> _WHAT THIS TASK INVOLVES_
Below are some entries. Return exactly the lines from the one with "Give me the HTML source for this page." through the final line, leaving out any pictures.
## Start RECORDS PROVIDED
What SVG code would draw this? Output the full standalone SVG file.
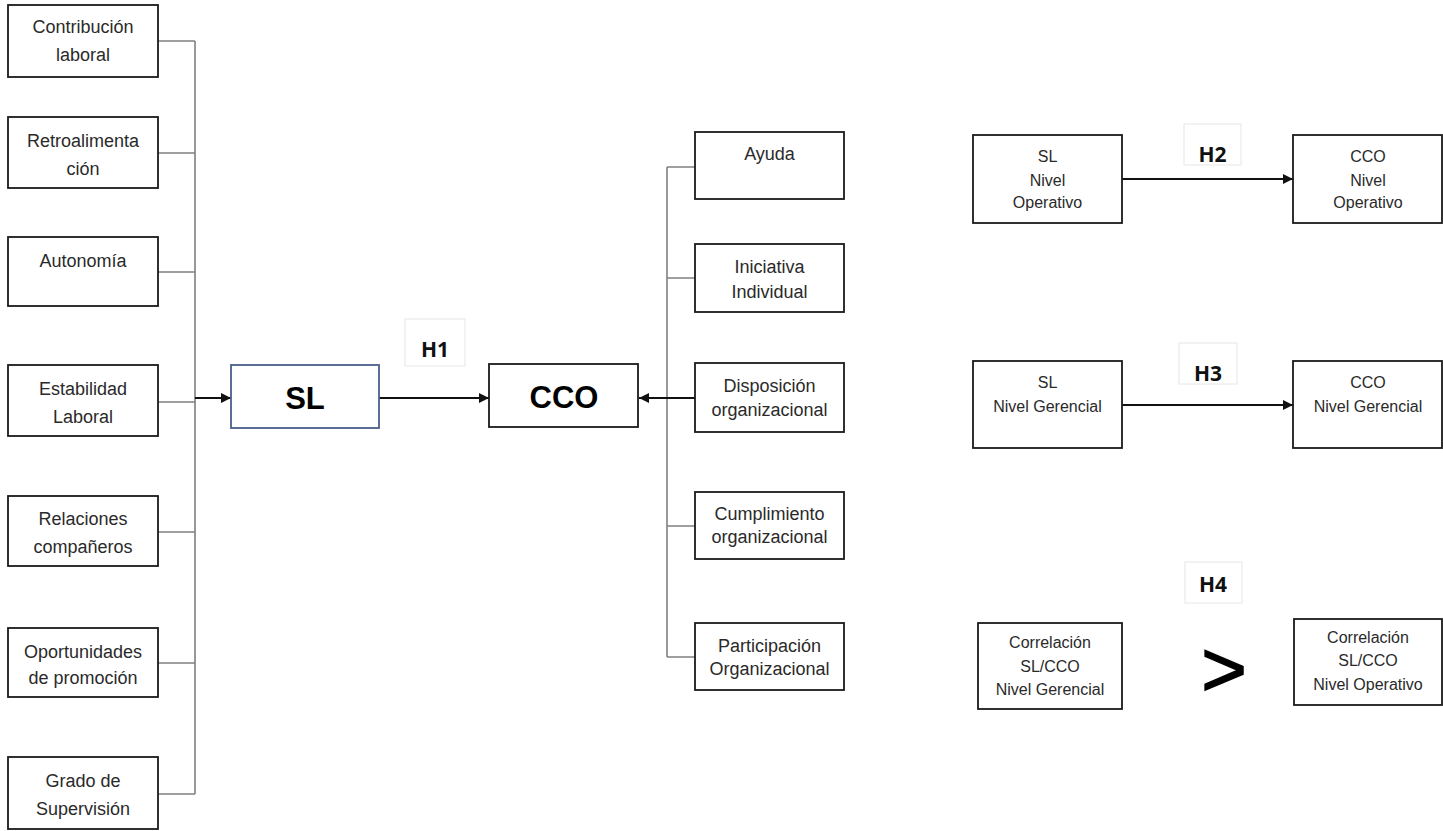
<svg xmlns="http://www.w3.org/2000/svg" width="1443" height="831" viewBox="0 0 1443 831">
<style>
.box{fill:#fff;stroke:#1a1a1a;stroke-width:1.8}
.sl{fill:#fff;stroke:#4a5f8c;stroke-width:1.8}
.lbl{fill:#fff;stroke:#e6e6e6;stroke-width:1}
.t{font-family:"Liberation Sans",Arial,sans-serif;font-size:18px;fill:#2a2a2a;text-anchor:middle}
.s{font-family:"Liberation Sans",Arial,sans-serif;font-size:16px;fill:#2a2a2a;text-anchor:middle}
.big{font-family:"Liberation Sans",Arial,sans-serif;font-size:31px;font-weight:bold;fill:#000;text-anchor:middle}
.h{font-family:"Open Sans","Liberation Sans",sans-serif;font-size:21px;font-weight:bold;fill:#111;text-anchor:middle}
.g{stroke:#808080;stroke-width:1.6;fill:none}
.a{stroke:#111;stroke-width:1.8;fill:none;marker-end:url(#ah)}
</style>
<defs>
<marker id="ah" viewBox="0 0 10 10" refX="10" refY="5" markerWidth="10" markerHeight="10" markerUnits="userSpaceOnUse" orient="auto">
<path d="M0,0 L10,5 L0,10 z" fill="#111"/>
</marker>
</defs>
<rect width="1443" height="831" fill="#fff"/>
<g id="connectors">
<path class="g" d="M195,41 V794 M158,41 H195 M158,153 H195 M158,272 H195 M158,402 H195 M158,532 H195 M158,663 H195 M158,794 H195"/>
<path class="a" d="M195,398 H231"/>
<path class="a" d="M379,398 H489"/>
<path class="g" d="M667,167 V657 M667,167 H695 M667,278 H695 M667,526 H695 M667,657 H695"/>
<path class="a" d="M695,398 H639"/>
<path class="a" d="M1122,179 H1293"/>
<path class="a" d="M1122,405 H1293"/>
</g>
<g id="n-contribucion"><rect class="box" x="8" y="5" width="150" height="72"/><text class="t" x="83" y="33">Contribución</text><text class="t" x="83" y="61">laboral</text></g>
<g id="n-retro"><rect class="box" x="8" y="117" width="150" height="71"/><text class="t" x="83" y="147">Retroalimenta</text><text class="t" x="83" y="175">ción</text></g>
<g id="n-autonomia"><rect class="box" x="8" y="237" width="150" height="69"/><text class="t" x="83" y="267">Autonomía</text></g>
<g id="n-estabilidad"><rect class="box" x="8" y="365" width="150" height="71"/><text class="t" x="83" y="395">Estabilidad</text><text class="t" x="83" y="423">Laboral</text></g>
<g id="n-relaciones"><rect class="box" x="8" y="496" width="150" height="70"/><text class="t" x="83" y="525">Relaciones</text><text class="t" x="83" y="553">compañeros</text></g>
<g id="n-oportunidades"><rect class="box" x="8" y="628" width="150" height="69"/><text class="t" x="83" y="658">Oportunidades</text><text class="t" x="83" y="684">de promoción</text></g>
<g id="n-grado"><rect class="box" x="8" y="757" width="150" height="72"/><text class="t" x="83" y="787">Grado de</text><text class="t" x="83" y="815">Supervisión</text></g>
<g id="n-sl"><rect class="sl" x="231" y="365" width="148" height="63"/><text class="big" x="305" y="409">SL</text></g>
<g id="l-h1"><rect class="lbl" x="405" y="319" width="60" height="47"/><text class="h" x="435" y="357">H1</text></g>
<g id="n-cco"><rect class="box" x="489" y="364" width="149" height="63"/><text class="big" x="564" y="408">CCO</text></g>
<g id="n-ayuda"><rect class="box" x="695" y="132" width="149" height="67"/><text class="t" x="769.5" y="160">Ayuda</text></g>
<g id="n-iniciativa"><rect class="box" x="695" y="244" width="149" height="68"/><text class="t" x="769.5" y="273">Iniciativa</text><text class="t" x="769.5" y="298">Individual</text></g>
<g id="n-disposicion"><rect class="box" x="695" y="363" width="149" height="69"/><text class="t" x="769.5" y="392">Disposición</text><text class="t" x="769.5" y="416">organizacional</text></g>
<g id="n-cumplimiento"><rect class="box" x="695" y="492" width="149" height="67"/><text class="t" x="769.5" y="520">Cumplimiento</text><text class="t" x="769.5" y="543">organizacional</text></g>
<g id="n-participacion"><rect class="box" x="695" y="623" width="149" height="67"/><text class="t" x="769.5" y="652">Participación</text><text class="t" x="769.5" y="675">Organizacional</text></g>
<g id="n-sl-op"><rect class="box" x="973" y="135" width="149" height="88"/><text class="s" x="1047.5" y="162">SL</text><text class="s" x="1047.5" y="186">Nivel</text><text class="s" x="1047.5" y="208">Operativo</text></g>
<g id="l-h2"><rect class="lbl" x="1184" y="124" width="57" height="41"/><text class="h" x="1212.5" y="162">H2</text></g>
<g id="n-cco-op"><rect class="box" x="1293" y="135" width="149" height="88"/><text class="s" x="1368" y="162">CCO</text><text class="s" x="1368" y="186">Nivel</text><text class="s" x="1368" y="208">Operativo</text></g>
<g id="n-sl-ger"><rect class="box" x="973" y="361" width="149" height="87"/><text class="s" x="1047.5" y="388">SL</text><text class="s" x="1047.5" y="412">Nivel Gerencial</text></g>
<g id="l-h3"><rect class="lbl" x="1179" y="343" width="58" height="41"/><text class="h" x="1208" y="381">H3</text></g>
<g id="n-cco-ger"><rect class="box" x="1293" y="361" width="149" height="87"/><text class="s" x="1368" y="388">CCO</text><text class="s" x="1368" y="412">Nivel Gerencial</text></g>
<g id="l-h4"><rect class="lbl" x="1185" y="562" width="57" height="41"/><text class="h" x="1213" y="592">H4</text></g>
<g id="n-corr-ger"><rect class="box" x="978" y="623" width="144" height="86"/><text class="s" x="1050" y="648">Correlación</text><text class="s" x="1050" y="672">SL/CCO</text><text class="s" x="1050" y="695">Nivel Gerencial</text></g>
<g id="gt"><text x="1224" y="696" style="font-family:'Liberation Sans',Arial,sans-serif;font-size:78px;fill:#000;text-anchor:middle;stroke:#000;stroke-width:1.5">&gt;</text></g>
<g id="n-corr-op"><rect class="box" x="1294" y="619" width="148" height="86"/><text class="s" x="1368" y="643">Correlación</text><text class="s" x="1368" y="666">SL/CCO</text><text class="s" x="1368" y="690">Nivel Operativo</text></g>
</svg>
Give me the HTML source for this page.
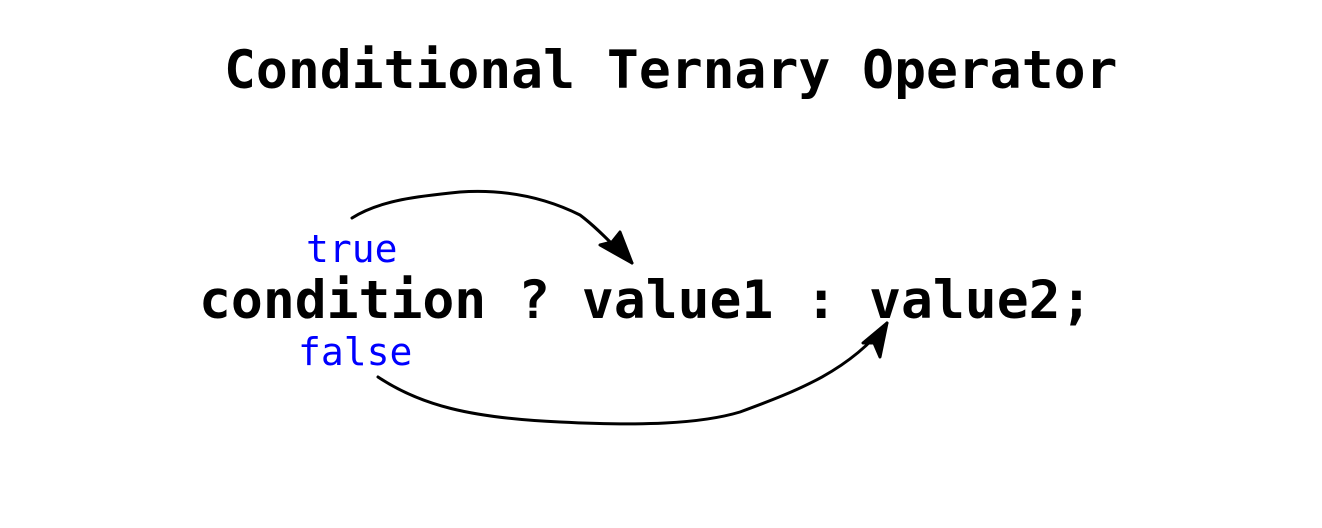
<!DOCTYPE html>
<html><head><style>
body{margin:0;width:1322px;height:528px;background:#fff;position:relative;overflow:hidden}
.t{position:absolute;font-family:"DejaVu Sans Mono","Liberation Mono",monospace;font-weight:bold;white-space:pre;color:#000;line-height:1}
.b{position:absolute;font-family:"DejaVu Sans Mono","Liberation Mono",monospace;white-space:pre;color:#0000ff;line-height:1}
</style></head><body>
<div class="t" style="left:224px;top:44px;font-size:53px">Conditional Ternary Operator</div>
<div class="t" style="left:199px;top:274px;font-size:53px">condition ? value1 : value2;</div>
<div class="b" style="left:306px;top:230px;font-size:38px">true</div>
<div class="b" style="left:298px;top:333px;font-size:38px">false</div>
<svg width="1322" height="528" style="position:absolute;left:0;top:0" fill="none" stroke="#000" stroke-width="3" stroke-linecap="round" stroke-linejoin="round">
<path d="M352 218 C380 200 420 196 460 192 C520 188 560 205 580 215 C600 230 615 248 632 263"/>
<path d="M632 263 L600 245 L612 242 L620 232 Z" fill="#000"/>
<path d="M378 377 C420 405 470 418 560 422 C640 426 700 424 740 412 C800 390 850 370 887 323"/>
<path d="M887 323 L863 343 L874 343 L880 357 Z" fill="#000"/>
</svg>
</body></html>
## End RECORDS PROVIDED
> _FULL ANSWER_
Give me the HTML source for this page.
<!DOCTYPE html>
<html><head><style>
body{margin:0;width:1322px;height:528px;background:#fff;position:relative;overflow:hidden}
.t{position:absolute;font-family:"DejaVu Sans Mono","Liberation Mono",monospace;font-weight:bold;white-space:pre;color:#000;line-height:1}
.b{position:absolute;font-family:"DejaVu Sans Mono","Liberation Mono",monospace;white-space:pre;color:#0000ff;line-height:1}
</style></head><body>
<div class="t" style="left:224px;top:44px;font-size:53px">Conditional Ternary Operator</div>
<div class="t" style="left:199px;top:274px;font-size:53px">condition ? value1 : value2;</div>
<div class="b" style="left:306px;top:230px;font-size:38px">true</div>
<div class="b" style="left:298px;top:333px;font-size:38px">false</div>
<svg width="1322" height="528" style="position:absolute;left:0;top:0" fill="none" stroke="#000" stroke-width="3" stroke-linecap="round" stroke-linejoin="round">
<path d="M352 218 C380 200 420 196 460 192 C520 188 560 205 580 215 C600 230 615 248 632 263"/>
<path d="M632 263 L600 245 L612 242 L620 232 Z" fill="#000"/>
<path d="M378 377 C420 405 470 418 560 422 C640 426 700 424 740 412 C800 390 850 370 887 323"/>
<path d="M887 323 L863 343 L874 343 L880 357 Z" fill="#000"/>
</svg>
</body></html>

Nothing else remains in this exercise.